This irreconcilable conflict of theories is easily explained by the fact that none of the conventional theories treats the state from the sociological viewpoint. Nevertheless, the state is a phenomenon common to all history, and its essential nature can only be made plain by a broad and comprehensive study of universal history. Except in the field of sociology, the king's highway of science, no treatment of the state has heretofore taken this path. All previous theories of the state have been class theories. To anticipate somewhat the outcome of our researches, every state has been and is a class state, and every theory of the state has been and is a class theory.

A class theory is, however, of necessity, not the result of investigation and reason, but a byproduct of desires and will. Its arguments are used, not to establish truth, but as weapons in the contest for material interests. The result, therefore, is not science, but nescience. By understanding the state, we may indeed recognize the essence of theories concerning the state. But the converse is not true. An understanding of theories about the state will give us no clue to its essence.

The following may be stated as a ruling concept, especially prevalent in university teaching, of the origin and essence of the state. It represents a view that, in spite of manifold attacks, is still affirmed.

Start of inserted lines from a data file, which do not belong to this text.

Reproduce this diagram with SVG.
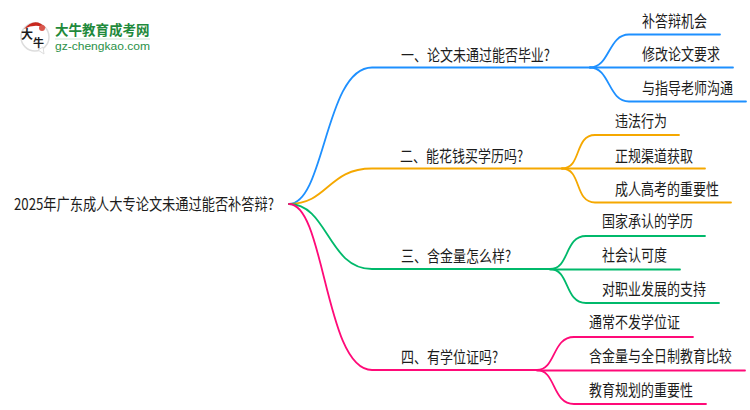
<svg xmlns="http://www.w3.org/2000/svg" width="750" height="410" viewBox="0 0 750 410">
<style>
text{font-family:"Noto Sans CJK SC","Noto Sans",sans-serif;font-size:16px;fill:#1c1c1c}
.c{fill:none;stroke-width:1.8;stroke-linecap:round}
.b{stroke:#1e90ff}.o{stroke:#f5a800}.g{stroke:#00b96b}.p{stroke:#ff0a78}
</style>
<rect width="750" height="410" fill="#fff"/>
<g id="logo">
<circle cx="35" cy="37" r="14" fill="#fff" stroke="#ddd" stroke-width="1.5"/>
<path d="M38 50l6 4-1-7z" fill="#fff" stroke="#ddd"/>
<path d="M24 29Q35 16 46 28Q35 23 24 29z" fill="#c8281e"/>
<circle cx="42" cy="28" r="3" fill="#d9574d"/>
<text x="21" y="39" style="font-size:12px;font-weight:700">大</text>
<text x="33" y="47" style="font-size:11px;font-weight:700">牛</text>
<text transform="translate(55,35) scale(1,1.05)" style="font-size:13.5px;font-weight:700;fill:#1f8a3c">大牛教育成考网</text>
<rect x="55" y="38.5" width="95" height="1" fill="#cfe6d5"/>
<text x="55" y="49.5" textLength="95" lengthAdjust="spacingAndGlyphs" style="font-family:'Liberation Sans',sans-serif;font-size:11.5px;fill:#2b9148">gz-chengkao.com</text>
</g>
<g id="connectors">
<path class="c b" d="M289 204C325 204 325 67.5 372 67.5H590"/>
<path class="c o" d="M289 204C328 204 328 168.5 372 168.5H562"/>
<path class="c g" d="M289 204C328 204 328 269 372 269H550"/>
<path class="c p" d="M289 204C325 204 325 370 372 370H537"/>
<path class="c b" d="M590 67.5C610 67.5 608 34.5 629 34.5H720"/>
<path class="c b" d="M590 67.5H733"/>
<path class="c b" d="M590 67.5C610 67.5 608 101.5 629 101.5H746"/>
<path class="c o" d="M562 168.5C582 168.5 574 135 595 135H679"/>
<path class="c o" d="M562 168.5H705"/>
<path class="c o" d="M562 168.5C582 168.5 574 202.5 595 202.5H731"/>
<path class="c g" d="M550 269C570 269 564 236 586 236H705"/>
<path class="c g" d="M550 269.5H680"/>
<path class="c g" d="M550 269C570 269 564 303 586 303H719"/>
<path class="c p" d="M537 370C556 370 552 337 574 337H693"/>
<path class="c p" d="M537 370.5H745"/>
<path class="c p" d="M537 370C556 370 552 404 574 404H706"/>
</g>
<g id="root"><text transform="translate(14,210) scale(.826,1)">2025年广东成人大专论文未通过能否补答辩?</text></g>
<g id="n1"><text transform="translate(401,61) scale(.8125,1)">一、论文未通过能否毕业?</text></g>
<g id="n11"><text transform="translate(642,27) scale(.8125,1)">补答辩机会</text></g>
<g id="n12"><text transform="translate(642,60) scale(.8125,1)">修改论文要求</text></g>
<g id="n13"><text transform="translate(642,94) scale(.8125,1)">与指导老师沟通</text></g>
<g id="n2"><text transform="translate(400,162) scale(.8125,1)">二、能花钱买学历吗?</text></g>
<g id="n21"><text transform="translate(615,127) scale(.8125,1)">违法行为</text></g>
<g id="n22"><text transform="translate(615,162) scale(.8125,1)">正规渠道获取</text></g>
<g id="n23"><text transform="translate(615,195) scale(.8125,1)">成人高考的重要性</text></g>
<g id="n3"><text transform="translate(401,262) scale(.8125,1)">三、含金量怎么样?</text></g>
<g id="n31"><text transform="translate(602,227) scale(.8125,1)">国家承认的学历</text></g>
<g id="n32"><text transform="translate(602,261) scale(.8125,1)">社会认可度</text></g>
<g id="n33"><text transform="translate(602,295) scale(.8125,1)">对职业发展的支持</text></g>
<g id="n4"><text transform="translate(401,363) scale(.8125,1)">四、有学位证吗?</text></g>
<g id="n41"><text transform="translate(589,328) scale(.8125,1)">通常不发学位证</text></g>
<g id="n42"><text transform="translate(589,362) scale(.8125,1)">含金量与全日制教育比较</text></g>
<g id="n43"><text transform="translate(589,396) scale(.8125,1)">教育规划的重要性</text></g>
</svg>
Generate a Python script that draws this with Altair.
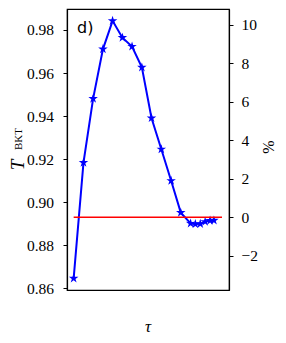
import altair as alt
import pandas as pd

tau = [0.0, 0.056, 0.111, 0.167, 0.222, 0.278, 0.333, 0.389, 0.444, 0.5,
       0.556, 0.611, 0.667, 0.694, 0.722, 0.75, 0.778, 0.8]
tbkt = [0.8647, 0.9184, 0.9481, 0.9711, 0.9842, 0.9764, 0.9723, 0.9626, 0.9391,
        0.9246, 0.9100, 0.8952, 0.8902, 0.8899, 0.8900, 0.8910, 0.8915, 0.8916]
ref_tau = [0.0, 0.846]
ref_pct = [0.0, 0.0]
left_ticks = [0.86, 0.88, 0.90, 0.92, 0.94, 0.96, 0.98]
right_ticks = [-2, 0, 2, 4, 6, 8, 10]
x_ticks = [0.0, 0.2, 0.4, 0.6, 0.8]

df = pd.DataFrame({"tau": tau, "T": tbkt})
ref = pd.DataFrame({"tau": ref_tau, "pct": ref_pct})

STAR = ("M0,-1L0.2234,-0.3074L0.9511,-0.309L0.3614,0.1174L0.5878,0.809"
        "L0,0.38L-0.5878,0.809L-0.3614,0.1174L-0.9511,-0.309L-0.2234,-0.3074Z")

SERIF = "Liberation Serif"
LS = 15.5
xs = alt.Scale(domain=[-0.038, 0.886], nice=False, zero=False)
xax = alt.Axis(values=x_ticks, format=".1f", title=None, grid=False,
               tickSize=4, labelPadding=6)

base = alt.Chart(df).encode(
    x=alt.X("tau:Q", scale=xs, axis=xax),
    y=alt.Y("T:Q", scale=alt.Scale(domain=[0.8593, 0.9897], nice=False, zero=False),
            axis=alt.Axis(values=left_ticks, format=".2f", title=None, grid=False,
                          tickSize=4, labelPadding=9.5)),
)
line = base.mark_line(color="#0000ff", strokeWidth=2)
pts = base.mark_point(shape=STAR, size=100, filled=True, color="#0000ff", opacity=1)
left = alt.layer(line, pts)

right = alt.Chart(ref).mark_line(color="#ff0000", strokeWidth=1.4).encode(
    x=alt.X("tau:Q", scale=xs, axis=None),
    y=alt.Y("pct:Q", scale=alt.Scale(domain=[-3.78, 10.83], nice=False, zero=False),
            axis=alt.Axis(orient="right", values=right_ticks, format="d", title=None,
                          grid=False, tickSize=4, labelPadding=8)),
)

def label(text, x, y, size, font, style="normal", angle=0, align="center", baseline="middle"):
    kw = dict(text=text, font=font, fontSize=size, fontStyle=style, color="black",
              align=align, baseline=baseline)
    if angle:
        kw["angle"] = angle
    return alt.Chart(pd.DataFrame({"a": [0]})).mark_text(**kw).encode(
        x=alt.value(x), y=alt.value(y))

texts = alt.layer(
    label("d)", 10, 24, 16, "DejaVu Sans", align="left", baseline="alphabetic"),
    label("T", -49, 156, 19, SERIF, style="italic", angle=270),
    label("BKT", -48, 130, 11, SERIF, angle=270),
    label("%", 202, 138, 16, SERIF, angle=270),
    label("τ", 81, 323, 17, SERIF, style="italic", baseline="alphabetic"),
)

chart = alt.layer(left, right, texts).resolve_scale(y="independent").properties(
    width=162, height=281,
    autosize=alt.AutoSizeParams(type="none"),
    padding={"left": 59, "top": 1, "right": 49, "bottom": 45},
).configure_view(stroke="black", strokeWidth=1.2).configure_axis(
    labelFont=SERIF, labelFontSize=LS, labelColor="black", tickColor="black",
    domainColor="black", domainWidth=1.2, tickWidth=1,
)

chart.save("out.html", embed_options={"renderer": "svg", "actions": False})
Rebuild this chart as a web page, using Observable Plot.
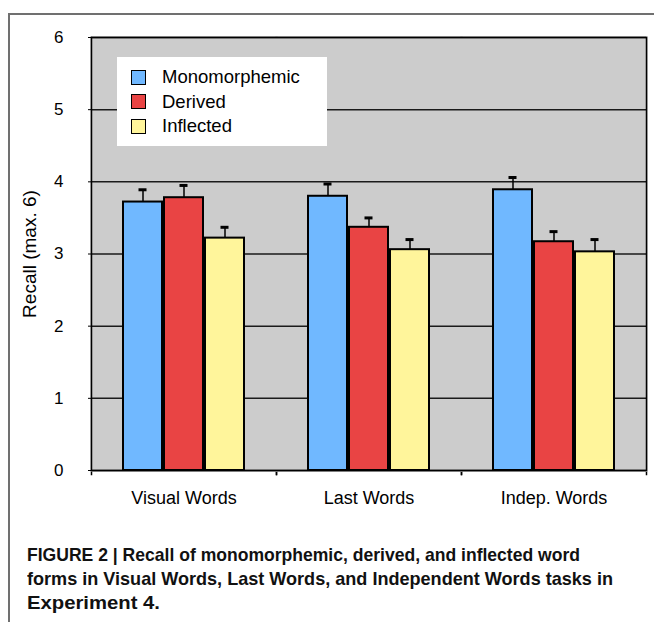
<!DOCTYPE html>
<html><head><meta charset="utf-8">
<script src="https://cdn.jsdelivr.net/npm/d3@7"></script>
<script src="https://cdn.jsdelivr.net/npm/@observablehq/plot@0.6"></script>
<style>
body{margin:0;background:#fff;font-family:"Liberation Sans",Arial,sans-serif;}
#wrap{position:relative;width:654px;height:622px;overflow:hidden;}
#border{position:absolute;left:8px;top:13px;right:0;bottom:-10px;border-top:2px solid #707070;border-left:2px solid #707070;}
#chart{position:absolute;left:0;top:0;}
#legend{position:absolute;left:117px;top:57px;width:210px;height:89px;background:#fff;}
.row{position:absolute;left:14px;height:16px;display:flex;align-items:center;font-size:18.5px;color:#000;white-space:nowrap;}
.sw{width:13px;height:13px;border:1.5px solid #000;margin-right:16px;flex:none;}
#caption{position:absolute;left:27px;top:543px;font-family:"Liberation Sans",Arial,sans-serif;font-weight:bold;font-size:19px;line-height:24px;color:#111;white-space:nowrap;}
#caption span{display:inline-block;transform-origin:0 50%;}
</style>
</head><body>
<div id="wrap">
  <div id="border"></div>
  <div id="chart"></div>
  <div id="legend"></div>
  <div id="caption"><span data-w="553">FIGURE 2 | Recall of monomorphemic, derived, and inflected word</span><br><span data-w="586">forms in Visual Words, Last Words, and Independent Words tasks in</span><br><span data-w="133">Experiment 4.</span></div>
</div>
<script>
const groups = ["Visual Words", "Last Words", "Indep. Words"];
const series = ["Monomorphemic", "Derived", "Inflected"];
const monomorphemic = [3.72, 3.80, 3.89];
const derived = [3.78, 3.37, 3.17];
const inflected = [3.22, 3.06, 3.03];
const monomorphemicErr = [0.17, 0.17, 0.17];
const derivedErr = [0.17, 0.13, 0.14];
const inflectedErr = [0.15, 0.14, 0.17];
const colors = ["#70b8ff", "#e94444", "#fff59b"];
const yTicks = [0, 1, 2, 3, 4, 5, 6];

const values = [monomorphemic, derived, inflected];
const errs = [monomorphemicErr, derivedErr, inflectedErr];
const rows = [];
groups.forEach((g, i) => series.forEach((s, j) => rows.push({group: g, series: s, value: values[j][i], err: errs[j][i]})));

const chart = Plot.plot({
  width: 654, height: 520,
  marginTop: 37, marginBottom: 50, marginLeft: 90, marginRight: 8,
  style: {fontFamily: "Liberation Sans, Arial, sans-serif", background: "transparent", color: "#000"},
  fx: {domain: groups, padding: 0, label: null, axis: null},
  x: {domain: series, paddingInner: 0.04, paddingOuter: 0.75, axis: null},
  y: {domain: [0, 6], axis: null},
  color: {domain: series, range: colors},
  marks: [
    Plot.frame({anchor: "left", stroke: "#000", strokeWidth: 1.5, insetBottom: -4}),
    Plot.frame({anchor: "right", stroke: "#000", strokeWidth: 1.5, insetBottom: -4}),
    Plot.frame({fill: "#cccccc", stroke: "#cccccc", strokeWidth: 2.5}),
    Plot.gridY(yTicks, {stroke: "#1a1a1a", strokeOpacity: 1, strokeWidth: 1.5}),
    Plot.barY(rows, {fx: "group", x: "series", y: "value", fill: "series", stroke: "#000", strokeWidth: 2}),
    Plot.ruleX(rows, {fx: "group", x: "series", y1: "value", y2: d => d.value + d.err, stroke: "#000", strokeWidth: 1.5}),
    Plot.tickY(rows, {fx: "group", x: "series", y: d => d.value + d.err, stroke: "#000", strokeWidth: 3, inset: 15.5}),
    Plot.frame({facet: "super", stroke: "#000", strokeWidth: 1.5}),
    Plot.axisY(yTicks, {anchor: "left", tickSize: 3, tickPadding: 25, fontSize: 17, tickFormat: d => String(d), label: null}),
    Plot.axisY([], {anchor: "left", tickSize: 0, fontSize: 19, label: "Recall (max. 6)", labelAnchor: "center", labelArrow: "none", labelOffset: 69}),
    Plot.axisFx({anchor: "bottom", tickSize: 0, tickPadding: 21, fontSize: 18, label: null})
  ]
});
document.getElementById("chart").appendChild(chart);

const legend = document.getElementById("legend");
series.forEach((s, j) => {
  const row = document.createElement("div");
  row.className = "row";
  row.style.top = (12 + j * 24.5) + "px";
  const sw = document.createElement("div");
  sw.className = "sw";
  sw.style.background = colors[j];
  row.appendChild(sw);
  row.appendChild(document.createTextNode(s));
  legend.appendChild(row);
});

// condense each caption line to the reference's line width
document.querySelectorAll("#caption span").forEach(sp => {
  const w = sp.getBoundingClientRect().width;
  sp.style.transform = `scaleX(${(+sp.dataset.w) / w})`;
});
</script>
</body></html>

It is maintained that the state is an organization of human community life, which originates by reason of a social instinct implanted in men by nature (Stoic Doctrine); or else is brought about by an irresistible impulse to end the "war of all against all," and to coerce the savage, who opposes organized effort, to a peaceable community life in place of the antisocial struggle in which all budding shoots of advancement are destroyed (Epicurean Doctrine). These two apparently irreconcilable concepts were fused by the intermediation of mediaeval philosophy. This, founded on theological reasoning and belief in the Bible, developed the opinion that man, originally and by nature a social creature, is — through original sin, the fratricide of Cain, and the transgression at the tower of Babel — divided into innumerable tribes that fight to the hilt until they unite peaceably as a state.

The state is a social institution, forced by a victorious group of men on a defeated group, with no other purpose than the economic exploitation of the vanquished by the victors.

This view is utterly untenable. It confuses the logical concept of a class with some subordinate species thereof. Granted that the state is one form of organized political cohesion, it is also to be remembered that it is a form having specific characteristics. Every state in history was or is a state of classes, a polity of superior and inferior social groups, based upon distinctions either of rank or of property. This phenomenon must, then, be called the "state." With it alone history occupies itself.

We should, therefore, be justified in designating every other form of political organization by the same term, without further differentiation, had there never existed any other than a class state, or were it the only conceivable form. At least, proof might properly be called for, to show that each conceivable political organization, even though originally it did not represent a polity of superior and inferior social and economic classes, since it is of necessity subject to inherent laws of development, must in the end be resolved into the specific class form of history. Were such proof forthcoming, it would offer in fact only one form of political amalgamation, calling in turn for differentiation at various stages of development, viz., the preparatory stage, when class distinction does not exist, and the stage of maturity, when it is fully developed.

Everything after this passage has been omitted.